[START OF SUPPLIED INFORMATION]

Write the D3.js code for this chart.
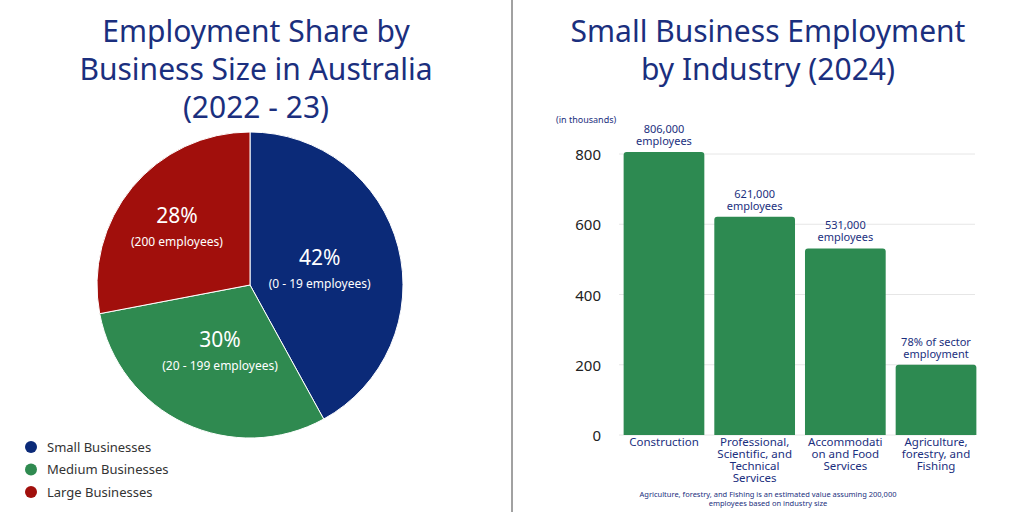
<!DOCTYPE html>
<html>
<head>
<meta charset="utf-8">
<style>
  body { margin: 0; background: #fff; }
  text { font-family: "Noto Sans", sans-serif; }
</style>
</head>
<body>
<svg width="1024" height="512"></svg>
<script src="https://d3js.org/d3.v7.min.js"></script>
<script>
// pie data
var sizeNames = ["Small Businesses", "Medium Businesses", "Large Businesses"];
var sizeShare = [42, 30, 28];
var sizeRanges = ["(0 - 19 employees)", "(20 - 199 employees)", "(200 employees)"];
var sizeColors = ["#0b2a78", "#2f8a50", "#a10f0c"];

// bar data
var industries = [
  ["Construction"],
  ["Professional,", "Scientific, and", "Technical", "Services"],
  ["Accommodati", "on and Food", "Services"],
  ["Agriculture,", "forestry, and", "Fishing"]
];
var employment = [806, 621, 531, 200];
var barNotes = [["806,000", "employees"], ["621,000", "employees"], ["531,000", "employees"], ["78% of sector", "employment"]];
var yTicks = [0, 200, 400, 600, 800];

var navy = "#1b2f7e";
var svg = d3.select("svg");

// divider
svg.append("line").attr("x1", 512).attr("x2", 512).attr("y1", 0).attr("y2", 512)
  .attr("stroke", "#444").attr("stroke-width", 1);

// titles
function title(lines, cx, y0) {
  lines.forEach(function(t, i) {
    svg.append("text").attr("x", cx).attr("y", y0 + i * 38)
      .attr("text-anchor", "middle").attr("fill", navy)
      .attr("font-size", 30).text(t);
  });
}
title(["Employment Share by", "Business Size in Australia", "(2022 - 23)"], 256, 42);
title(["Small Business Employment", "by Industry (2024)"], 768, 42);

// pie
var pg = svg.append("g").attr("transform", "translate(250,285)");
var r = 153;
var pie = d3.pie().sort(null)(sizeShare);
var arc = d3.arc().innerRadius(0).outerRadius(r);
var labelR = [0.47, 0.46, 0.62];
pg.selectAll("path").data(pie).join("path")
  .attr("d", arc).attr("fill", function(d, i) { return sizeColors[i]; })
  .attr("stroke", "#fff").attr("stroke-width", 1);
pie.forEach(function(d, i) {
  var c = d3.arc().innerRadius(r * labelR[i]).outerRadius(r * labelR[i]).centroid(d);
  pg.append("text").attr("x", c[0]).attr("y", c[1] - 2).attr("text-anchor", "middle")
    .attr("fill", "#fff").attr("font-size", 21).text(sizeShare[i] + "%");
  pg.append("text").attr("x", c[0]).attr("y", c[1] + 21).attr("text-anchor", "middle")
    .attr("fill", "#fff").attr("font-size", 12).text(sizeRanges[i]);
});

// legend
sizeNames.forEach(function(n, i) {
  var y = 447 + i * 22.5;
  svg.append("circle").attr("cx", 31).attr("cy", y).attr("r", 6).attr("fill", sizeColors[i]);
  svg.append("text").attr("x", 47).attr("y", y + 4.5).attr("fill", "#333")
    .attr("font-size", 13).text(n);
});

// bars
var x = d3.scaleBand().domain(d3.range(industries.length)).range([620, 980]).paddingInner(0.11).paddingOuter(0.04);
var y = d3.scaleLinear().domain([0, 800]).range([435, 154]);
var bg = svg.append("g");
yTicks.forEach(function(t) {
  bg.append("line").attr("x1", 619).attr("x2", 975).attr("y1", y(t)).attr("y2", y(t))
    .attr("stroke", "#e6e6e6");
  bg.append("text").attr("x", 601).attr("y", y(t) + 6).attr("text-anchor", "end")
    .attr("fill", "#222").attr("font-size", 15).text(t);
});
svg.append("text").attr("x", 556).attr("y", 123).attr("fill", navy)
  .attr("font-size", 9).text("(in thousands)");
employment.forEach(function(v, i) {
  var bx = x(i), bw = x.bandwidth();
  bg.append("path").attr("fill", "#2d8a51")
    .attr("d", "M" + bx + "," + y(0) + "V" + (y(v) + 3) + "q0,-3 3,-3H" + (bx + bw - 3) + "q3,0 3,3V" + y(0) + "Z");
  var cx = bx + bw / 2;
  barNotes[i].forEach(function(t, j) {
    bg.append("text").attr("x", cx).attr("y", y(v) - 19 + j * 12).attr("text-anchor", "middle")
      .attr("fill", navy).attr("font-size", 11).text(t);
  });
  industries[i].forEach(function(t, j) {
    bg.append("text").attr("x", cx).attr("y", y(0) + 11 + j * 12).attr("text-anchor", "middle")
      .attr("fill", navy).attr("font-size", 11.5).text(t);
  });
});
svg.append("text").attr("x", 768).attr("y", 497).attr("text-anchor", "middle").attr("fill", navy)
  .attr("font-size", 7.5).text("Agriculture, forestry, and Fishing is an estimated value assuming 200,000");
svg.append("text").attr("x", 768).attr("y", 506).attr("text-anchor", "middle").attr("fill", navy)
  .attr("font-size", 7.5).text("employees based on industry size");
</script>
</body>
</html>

[END OF SUPPLIED INFORMATION]

*WORK TO COMPLETE:* The listing above must be printed again exactly, minus its pictures.

*EXPECTED OUTPUT:*
Write the D3.js code for this chart.
<!DOCTYPE html>
<html>
<head>
<meta charset="utf-8">
<style>
  body { margin: 0; background: #fff; }
  text { font-family: "Noto Sans", sans-serif; }
</style>
</head>
<body>
<svg width="1024" height="512"></svg>
<script src="https://d3js.org/d3.v7.min.js"></script>
<script>
// pie data
var sizeNames = ["Small Businesses", "Medium Businesses", "Large Businesses"];
var sizeShare = [42, 30, 28];
var sizeRanges = ["(0 - 19 employees)", "(20 - 199 employees)", "(200 employees)"];
var sizeColors = ["#0b2a78", "#2f8a50", "#a10f0c"];

// bar data
var industries = [
  ["Construction"],
  ["Professional,", "Scientific, and", "Technical", "Services"],
  ["Accommodati", "on and Food", "Services"],
  ["Agriculture,", "forestry, and", "Fishing"]
];
var employment = [806, 621, 531, 200];
var barNotes = [["806,000", "employees"], ["621,000", "employees"], ["531,000", "employees"], ["78% of sector", "employment"]];
var yTicks = [0, 200, 400, 600, 800];

var navy = "#1b2f7e";
var svg = d3.select("svg");

// divider
svg.append("line").attr("x1", 512).attr("x2", 512).attr("y1", 0).attr("y2", 512)
  .attr("stroke", "#444").attr("stroke-width", 1);

// titles
function title(lines, cx, y0) {
  lines.forEach(function(t, i) {
    svg.append("text").attr("x", cx).attr("y", y0 + i * 38)
      .attr("text-anchor", "middle").attr("fill", navy)
      .attr("font-size", 30).text(t);
  });
}
title(["Employment Share by", "Business Size in Australia", "(2022 - 23)"], 256, 42);
title(["Small Business Employment", "by Industry (2024)"], 768, 42);

// pie
var pg = svg.append("g").attr("transform", "translate(250,285)");
var r = 153;
var pie = d3.pie().sort(null)(sizeShare);
var arc = d3.arc().innerRadius(0).outerRadius(r);
var labelR = [0.47, 0.46, 0.62];
pg.selectAll("path").data(pie).join("path")
  .attr("d", arc).attr("fill", function(d, i) { return sizeColors[i]; })
  .attr("stroke", "#fff").attr("stroke-width", 1);
pie.forEach(function(d, i) {
  var c = d3.arc().innerRadius(r * labelR[i]).outerRadius(r * labelR[i]).centroid(d);
  pg.append("text").attr("x", c[0]).attr("y", c[1] - 2).attr("text-anchor", "middle")
    .attr("fill", "#fff").attr("font-size", 21).text(sizeShare[i] + "%");
  pg.append("text").attr("x", c[0]).attr("y", c[1] + 21).attr("text-anchor", "middle")
    .attr("fill", "#fff").attr("font-size", 12).text(sizeRanges[i]);
});

// legend
sizeNames.forEach(function(n, i) {
  var y = 447 + i * 22.5;
  svg.append("circle").attr("cx", 31).attr("cy", y).attr("r", 6).attr("fill", sizeColors[i]);
  svg.append("text").attr("x", 47).attr("y", y + 4.5).attr("fill", "#333")
    .attr("font-size", 13).text(n);
});

// bars
var x = d3.scaleBand().domain(d3.range(industries.length)).range([620, 980]).paddingInner(0.11).paddingOuter(0.04);
var y = d3.scaleLinear().domain([0, 800]).range([435, 154]);
var bg = svg.append("g");
yTicks.forEach(function(t) {
  bg.append("line").attr("x1", 619).attr("x2", 975).attr("y1", y(t)).attr("y2", y(t))
    .attr("stroke", "#e6e6e6");
  bg.append("text").attr("x", 601).attr("y", y(t) + 6).attr("text-anchor", "end")
    .attr("fill", "#222").attr("font-size", 15).text(t);
});
svg.append("text").attr("x", 556).attr("y", 123).attr("fill", navy)
  .attr("font-size", 9).text("(in thousands)");
employment.forEach(function(v, i) {
  var bx = x(i), bw = x.bandwidth();
  bg.append("path").attr("fill", "#2d8a51")
    .attr("d", "M" + bx + "," + y(0) + "V" + (y(v) + 3) + "q0,-3 3,-3H" + (bx + bw - 3) + "q3,0 3,3V" + y(0) + "Z");
  var cx = bx + bw / 2;
  barNotes[i].forEach(function(t, j) {
    bg.append("text").attr("x", cx).attr("y", y(v) - 19 + j * 12).attr("text-anchor", "middle")
      .attr("fill", navy).attr("font-size", 11).text(t);
  });
  industries[i].forEach(function(t, j) {
    bg.append("text").attr("x", cx).attr("y", y(0) + 11 + j * 12).attr("text-anchor", "middle")
      .attr("fill", navy).attr("font-size", 11.5).text(t);
  });
});
svg.append("text").attr("x", 768).attr("y", 497).attr("text-anchor", "middle").attr("fill", navy)
  .attr("font-size", 7.5).text("Agriculture, forestry, and Fishing is an estimated value assuming 200,000");
svg.append("text").attr("x", 768).attr("y", 506).attr("text-anchor", "middle").attr("fill", navy)
  .attr("font-size", 7.5).text("employees based on industry size");
</script>
</body>
</html>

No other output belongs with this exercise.